Domain Nesting in ICON and its Application to AMIP Experiments with
Regional Refinement
Abstract
The domain nesting of the icosahedral non-hydrostatic (ICON) model has
been used operationally at Deutscher Wetterdienst for several years. Now
it was also made available for the atmospheric part of the ICON Earth
system model. With this new climate configuration, regionally higher
resolved simulations without the additional use of a separate regional
climate model (RCM) are possible. Simulations were performed for the
years 1979-2010 at a global resolution of about 80 km and a subdomain
over Europe at 40 km resolution. Two simulations with this setup were
evaluated and compared: one with a feedback from the regional subdomain
to the global domain (two-way nesting) and one without feedback (one-way
nesting). The mean atmospheric state of both simulations on the global
scale is only slightly different compared to a reference experiment.
However, comparisons to reanalyses show regionally distinct biases.
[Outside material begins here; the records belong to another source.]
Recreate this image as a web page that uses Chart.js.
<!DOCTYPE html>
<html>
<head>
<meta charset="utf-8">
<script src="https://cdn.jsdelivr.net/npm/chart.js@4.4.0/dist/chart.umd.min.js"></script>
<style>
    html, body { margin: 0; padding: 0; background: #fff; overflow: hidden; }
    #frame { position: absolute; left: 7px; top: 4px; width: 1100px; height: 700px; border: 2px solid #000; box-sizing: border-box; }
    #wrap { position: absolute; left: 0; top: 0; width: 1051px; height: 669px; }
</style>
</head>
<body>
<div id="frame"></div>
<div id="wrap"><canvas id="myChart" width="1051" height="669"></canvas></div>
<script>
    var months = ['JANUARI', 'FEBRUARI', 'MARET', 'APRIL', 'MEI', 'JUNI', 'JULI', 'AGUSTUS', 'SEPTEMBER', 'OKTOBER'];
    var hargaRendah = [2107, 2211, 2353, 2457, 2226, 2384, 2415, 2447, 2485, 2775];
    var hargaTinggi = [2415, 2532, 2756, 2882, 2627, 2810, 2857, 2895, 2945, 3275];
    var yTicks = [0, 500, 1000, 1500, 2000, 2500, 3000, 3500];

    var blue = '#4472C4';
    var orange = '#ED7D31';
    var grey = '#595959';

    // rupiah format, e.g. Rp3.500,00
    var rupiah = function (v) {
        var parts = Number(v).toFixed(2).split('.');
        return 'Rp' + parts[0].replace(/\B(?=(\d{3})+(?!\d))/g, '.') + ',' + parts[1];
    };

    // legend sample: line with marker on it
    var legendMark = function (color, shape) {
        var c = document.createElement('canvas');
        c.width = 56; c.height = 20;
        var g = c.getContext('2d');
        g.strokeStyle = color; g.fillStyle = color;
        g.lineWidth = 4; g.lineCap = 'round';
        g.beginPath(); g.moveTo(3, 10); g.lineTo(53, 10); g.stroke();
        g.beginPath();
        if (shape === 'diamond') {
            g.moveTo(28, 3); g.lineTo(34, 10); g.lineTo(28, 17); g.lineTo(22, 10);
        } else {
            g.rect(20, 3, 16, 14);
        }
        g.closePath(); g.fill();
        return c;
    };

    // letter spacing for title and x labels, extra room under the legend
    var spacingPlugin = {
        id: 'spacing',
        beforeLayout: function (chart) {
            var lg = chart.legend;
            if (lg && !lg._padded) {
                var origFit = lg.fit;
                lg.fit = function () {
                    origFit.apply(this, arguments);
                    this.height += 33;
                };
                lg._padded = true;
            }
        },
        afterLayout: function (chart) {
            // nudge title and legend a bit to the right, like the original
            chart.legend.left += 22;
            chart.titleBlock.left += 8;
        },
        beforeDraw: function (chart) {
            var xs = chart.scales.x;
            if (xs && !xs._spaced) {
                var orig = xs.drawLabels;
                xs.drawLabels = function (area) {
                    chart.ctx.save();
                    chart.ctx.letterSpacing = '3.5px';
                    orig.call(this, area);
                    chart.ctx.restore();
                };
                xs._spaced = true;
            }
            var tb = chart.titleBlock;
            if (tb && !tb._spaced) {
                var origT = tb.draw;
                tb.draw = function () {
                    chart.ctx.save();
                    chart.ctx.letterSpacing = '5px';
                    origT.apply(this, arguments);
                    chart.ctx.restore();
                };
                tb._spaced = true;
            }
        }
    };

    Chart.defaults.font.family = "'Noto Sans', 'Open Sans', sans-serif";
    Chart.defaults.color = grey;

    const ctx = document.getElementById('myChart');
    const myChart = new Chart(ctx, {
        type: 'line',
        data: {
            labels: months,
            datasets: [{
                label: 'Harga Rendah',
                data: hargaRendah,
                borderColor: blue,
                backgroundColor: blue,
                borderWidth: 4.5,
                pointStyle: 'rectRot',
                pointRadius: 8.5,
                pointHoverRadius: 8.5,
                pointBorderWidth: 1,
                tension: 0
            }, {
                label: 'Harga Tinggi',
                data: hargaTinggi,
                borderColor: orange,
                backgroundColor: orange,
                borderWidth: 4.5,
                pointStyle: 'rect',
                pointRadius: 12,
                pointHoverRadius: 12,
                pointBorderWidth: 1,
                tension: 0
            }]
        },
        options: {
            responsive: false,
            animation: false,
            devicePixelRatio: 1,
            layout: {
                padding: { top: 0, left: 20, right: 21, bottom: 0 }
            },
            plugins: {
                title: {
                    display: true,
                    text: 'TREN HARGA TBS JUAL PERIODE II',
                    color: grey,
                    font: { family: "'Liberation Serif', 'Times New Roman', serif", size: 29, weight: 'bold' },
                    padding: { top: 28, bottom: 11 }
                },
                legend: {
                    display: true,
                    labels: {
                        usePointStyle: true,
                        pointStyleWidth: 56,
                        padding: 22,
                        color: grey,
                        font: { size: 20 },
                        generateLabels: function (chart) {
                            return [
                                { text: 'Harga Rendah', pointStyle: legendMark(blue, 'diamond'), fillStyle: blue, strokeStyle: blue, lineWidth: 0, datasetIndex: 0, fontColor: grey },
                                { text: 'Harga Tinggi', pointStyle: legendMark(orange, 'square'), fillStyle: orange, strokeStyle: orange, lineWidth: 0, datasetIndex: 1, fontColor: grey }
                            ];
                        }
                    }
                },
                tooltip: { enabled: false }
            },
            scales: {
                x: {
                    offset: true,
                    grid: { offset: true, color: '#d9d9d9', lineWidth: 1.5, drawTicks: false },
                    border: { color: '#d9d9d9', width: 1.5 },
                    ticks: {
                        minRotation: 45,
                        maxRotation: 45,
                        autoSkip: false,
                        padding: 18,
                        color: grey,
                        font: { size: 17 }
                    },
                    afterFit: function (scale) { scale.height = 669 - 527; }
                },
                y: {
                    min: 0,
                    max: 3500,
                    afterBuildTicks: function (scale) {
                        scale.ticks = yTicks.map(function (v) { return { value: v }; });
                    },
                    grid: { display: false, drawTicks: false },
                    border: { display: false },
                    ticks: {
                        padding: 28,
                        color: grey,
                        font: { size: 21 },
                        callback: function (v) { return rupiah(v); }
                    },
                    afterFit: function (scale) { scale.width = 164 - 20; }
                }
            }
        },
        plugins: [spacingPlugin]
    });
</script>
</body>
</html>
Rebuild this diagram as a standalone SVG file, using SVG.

The
feedback from the subdomain to the global domain has a similar impact
over Europe as a globally higher resolution, indicating a stronger
North-Atlantic Oscillation at higher horizontal resolution. Over Europe,
the skill is higher in the subdomain than in the global domain, but no
systematic advantages can be attributed to the feedback. Artifacts at
the lateral boundaries of the regional subdomain, as they are known from
RCM simulations, also occur strongly in the simulation without feedback
and are eliminated by allowing the feedback. A further reduction of
resolution dependency of model physics is supposed to improve
particularly the simulation with feedback.